start Dataset content

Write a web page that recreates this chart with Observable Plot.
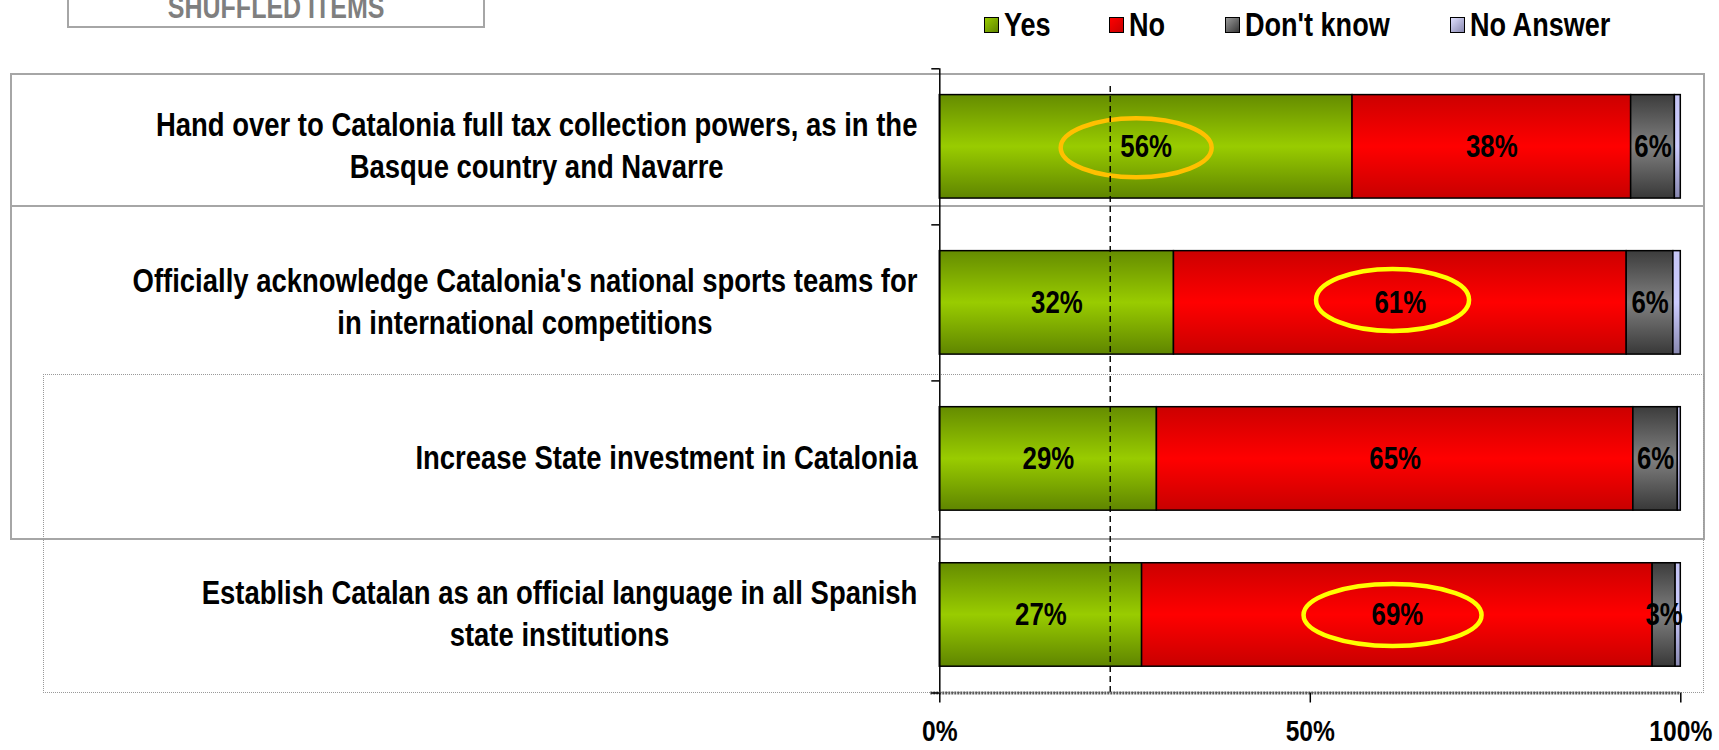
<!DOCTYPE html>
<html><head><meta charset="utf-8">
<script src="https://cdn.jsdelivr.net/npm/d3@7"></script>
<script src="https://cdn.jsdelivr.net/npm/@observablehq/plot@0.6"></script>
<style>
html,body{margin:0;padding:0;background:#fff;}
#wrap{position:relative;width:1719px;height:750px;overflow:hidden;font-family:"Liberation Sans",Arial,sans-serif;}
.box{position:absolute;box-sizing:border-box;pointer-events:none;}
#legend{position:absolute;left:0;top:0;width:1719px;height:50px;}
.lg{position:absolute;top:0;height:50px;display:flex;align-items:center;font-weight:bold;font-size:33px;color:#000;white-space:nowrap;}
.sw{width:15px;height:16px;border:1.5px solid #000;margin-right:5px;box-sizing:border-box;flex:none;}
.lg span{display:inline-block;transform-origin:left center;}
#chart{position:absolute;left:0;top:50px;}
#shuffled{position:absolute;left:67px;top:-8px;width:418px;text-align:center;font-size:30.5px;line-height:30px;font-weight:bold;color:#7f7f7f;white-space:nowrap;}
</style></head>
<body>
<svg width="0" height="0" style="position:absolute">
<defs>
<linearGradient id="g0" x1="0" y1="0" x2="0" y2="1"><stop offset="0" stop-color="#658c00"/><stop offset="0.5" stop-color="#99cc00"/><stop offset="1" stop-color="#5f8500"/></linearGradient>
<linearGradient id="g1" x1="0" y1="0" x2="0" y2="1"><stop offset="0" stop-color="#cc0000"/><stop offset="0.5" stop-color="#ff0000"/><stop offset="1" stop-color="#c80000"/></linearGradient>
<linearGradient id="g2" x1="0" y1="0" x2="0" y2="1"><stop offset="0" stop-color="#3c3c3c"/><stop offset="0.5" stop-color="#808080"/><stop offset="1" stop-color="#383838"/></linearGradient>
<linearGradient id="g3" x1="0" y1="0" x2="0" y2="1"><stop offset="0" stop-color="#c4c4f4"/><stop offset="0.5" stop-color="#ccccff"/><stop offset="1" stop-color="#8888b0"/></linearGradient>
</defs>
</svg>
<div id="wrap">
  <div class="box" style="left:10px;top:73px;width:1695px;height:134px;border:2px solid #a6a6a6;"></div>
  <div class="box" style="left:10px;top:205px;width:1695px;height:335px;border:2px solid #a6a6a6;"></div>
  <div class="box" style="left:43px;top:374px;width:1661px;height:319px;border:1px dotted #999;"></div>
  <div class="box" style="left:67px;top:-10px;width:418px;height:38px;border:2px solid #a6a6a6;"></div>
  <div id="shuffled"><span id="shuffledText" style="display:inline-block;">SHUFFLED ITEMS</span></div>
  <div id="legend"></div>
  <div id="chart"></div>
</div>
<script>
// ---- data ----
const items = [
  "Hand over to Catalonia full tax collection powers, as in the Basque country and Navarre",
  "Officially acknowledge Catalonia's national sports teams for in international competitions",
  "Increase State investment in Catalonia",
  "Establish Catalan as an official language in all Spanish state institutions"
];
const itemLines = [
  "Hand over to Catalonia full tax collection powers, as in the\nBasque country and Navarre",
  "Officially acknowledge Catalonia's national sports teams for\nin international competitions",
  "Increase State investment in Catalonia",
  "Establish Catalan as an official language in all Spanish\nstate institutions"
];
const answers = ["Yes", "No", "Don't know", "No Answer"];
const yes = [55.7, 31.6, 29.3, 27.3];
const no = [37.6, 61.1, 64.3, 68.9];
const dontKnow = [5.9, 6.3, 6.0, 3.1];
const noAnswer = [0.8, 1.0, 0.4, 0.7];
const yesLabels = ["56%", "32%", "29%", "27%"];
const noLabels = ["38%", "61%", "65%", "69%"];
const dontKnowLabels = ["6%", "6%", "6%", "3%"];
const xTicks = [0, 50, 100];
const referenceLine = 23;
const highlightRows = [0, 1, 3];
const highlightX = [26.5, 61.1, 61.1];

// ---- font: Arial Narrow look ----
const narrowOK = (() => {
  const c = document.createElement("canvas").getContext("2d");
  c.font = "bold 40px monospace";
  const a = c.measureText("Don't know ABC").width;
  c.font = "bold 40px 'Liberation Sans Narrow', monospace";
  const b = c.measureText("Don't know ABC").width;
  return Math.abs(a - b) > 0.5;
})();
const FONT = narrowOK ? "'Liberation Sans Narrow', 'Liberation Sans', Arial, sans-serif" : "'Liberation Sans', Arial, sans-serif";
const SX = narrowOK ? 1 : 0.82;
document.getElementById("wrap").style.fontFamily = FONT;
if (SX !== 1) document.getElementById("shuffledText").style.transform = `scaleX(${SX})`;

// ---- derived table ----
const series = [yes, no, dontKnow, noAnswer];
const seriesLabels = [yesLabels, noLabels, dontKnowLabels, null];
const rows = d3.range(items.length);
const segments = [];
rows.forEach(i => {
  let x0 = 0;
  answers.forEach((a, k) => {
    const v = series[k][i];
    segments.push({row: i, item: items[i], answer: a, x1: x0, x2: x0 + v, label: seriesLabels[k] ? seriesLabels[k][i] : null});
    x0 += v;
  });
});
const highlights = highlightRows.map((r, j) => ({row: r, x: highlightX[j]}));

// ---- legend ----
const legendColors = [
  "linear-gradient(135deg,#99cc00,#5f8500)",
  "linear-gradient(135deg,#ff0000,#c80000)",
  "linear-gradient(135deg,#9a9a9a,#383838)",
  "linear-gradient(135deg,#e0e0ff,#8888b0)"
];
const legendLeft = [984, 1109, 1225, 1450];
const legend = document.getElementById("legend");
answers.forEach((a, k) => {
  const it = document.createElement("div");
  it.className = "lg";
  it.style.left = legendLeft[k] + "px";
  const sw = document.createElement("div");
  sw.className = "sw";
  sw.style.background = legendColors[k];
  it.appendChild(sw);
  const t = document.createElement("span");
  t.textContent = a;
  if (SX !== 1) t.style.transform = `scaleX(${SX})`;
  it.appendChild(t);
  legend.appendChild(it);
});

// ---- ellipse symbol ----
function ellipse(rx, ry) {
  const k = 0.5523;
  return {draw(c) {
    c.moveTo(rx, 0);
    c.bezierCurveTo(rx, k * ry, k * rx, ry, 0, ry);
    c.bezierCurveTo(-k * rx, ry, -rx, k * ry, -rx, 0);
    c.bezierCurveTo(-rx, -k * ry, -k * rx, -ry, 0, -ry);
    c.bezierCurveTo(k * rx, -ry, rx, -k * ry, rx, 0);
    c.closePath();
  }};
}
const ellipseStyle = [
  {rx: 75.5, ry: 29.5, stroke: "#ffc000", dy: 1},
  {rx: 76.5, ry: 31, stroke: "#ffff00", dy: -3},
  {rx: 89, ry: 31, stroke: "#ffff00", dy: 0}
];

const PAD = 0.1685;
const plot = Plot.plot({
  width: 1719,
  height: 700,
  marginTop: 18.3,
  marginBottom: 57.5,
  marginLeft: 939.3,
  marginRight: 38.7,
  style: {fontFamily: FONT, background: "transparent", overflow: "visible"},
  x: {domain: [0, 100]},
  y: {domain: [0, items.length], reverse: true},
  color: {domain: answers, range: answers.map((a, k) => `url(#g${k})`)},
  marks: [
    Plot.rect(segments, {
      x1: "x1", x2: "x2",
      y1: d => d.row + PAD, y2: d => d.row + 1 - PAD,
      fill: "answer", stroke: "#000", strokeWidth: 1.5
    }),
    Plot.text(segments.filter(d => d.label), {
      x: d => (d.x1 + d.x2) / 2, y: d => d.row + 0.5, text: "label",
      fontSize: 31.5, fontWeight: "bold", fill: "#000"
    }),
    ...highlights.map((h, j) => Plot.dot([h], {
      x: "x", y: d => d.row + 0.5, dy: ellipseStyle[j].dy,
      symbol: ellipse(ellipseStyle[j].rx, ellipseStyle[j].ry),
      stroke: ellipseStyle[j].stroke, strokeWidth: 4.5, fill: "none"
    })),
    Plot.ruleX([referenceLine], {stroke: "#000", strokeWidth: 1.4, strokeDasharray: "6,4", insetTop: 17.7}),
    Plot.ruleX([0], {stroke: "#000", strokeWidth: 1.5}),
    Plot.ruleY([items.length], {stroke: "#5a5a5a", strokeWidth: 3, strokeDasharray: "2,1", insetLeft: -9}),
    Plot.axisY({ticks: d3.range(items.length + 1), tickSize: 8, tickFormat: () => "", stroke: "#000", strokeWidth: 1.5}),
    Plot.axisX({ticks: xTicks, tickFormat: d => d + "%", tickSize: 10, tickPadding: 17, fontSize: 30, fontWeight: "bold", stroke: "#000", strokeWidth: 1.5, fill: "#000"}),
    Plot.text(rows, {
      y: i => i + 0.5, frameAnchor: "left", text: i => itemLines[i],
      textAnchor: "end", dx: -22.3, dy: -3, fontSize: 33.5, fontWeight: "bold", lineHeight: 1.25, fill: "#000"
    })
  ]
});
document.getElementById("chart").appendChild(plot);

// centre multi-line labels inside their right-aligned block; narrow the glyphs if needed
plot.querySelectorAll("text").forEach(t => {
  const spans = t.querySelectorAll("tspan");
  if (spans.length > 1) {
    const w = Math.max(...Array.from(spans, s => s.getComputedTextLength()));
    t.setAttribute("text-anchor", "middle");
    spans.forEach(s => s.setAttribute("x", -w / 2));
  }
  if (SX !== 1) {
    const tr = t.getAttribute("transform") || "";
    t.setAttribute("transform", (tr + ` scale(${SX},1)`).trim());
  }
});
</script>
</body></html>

end Dataset content

§ Exercise goal
Check each line of the listing above for the string "chart", then report only how many lines have it.

§ Solution for this task
4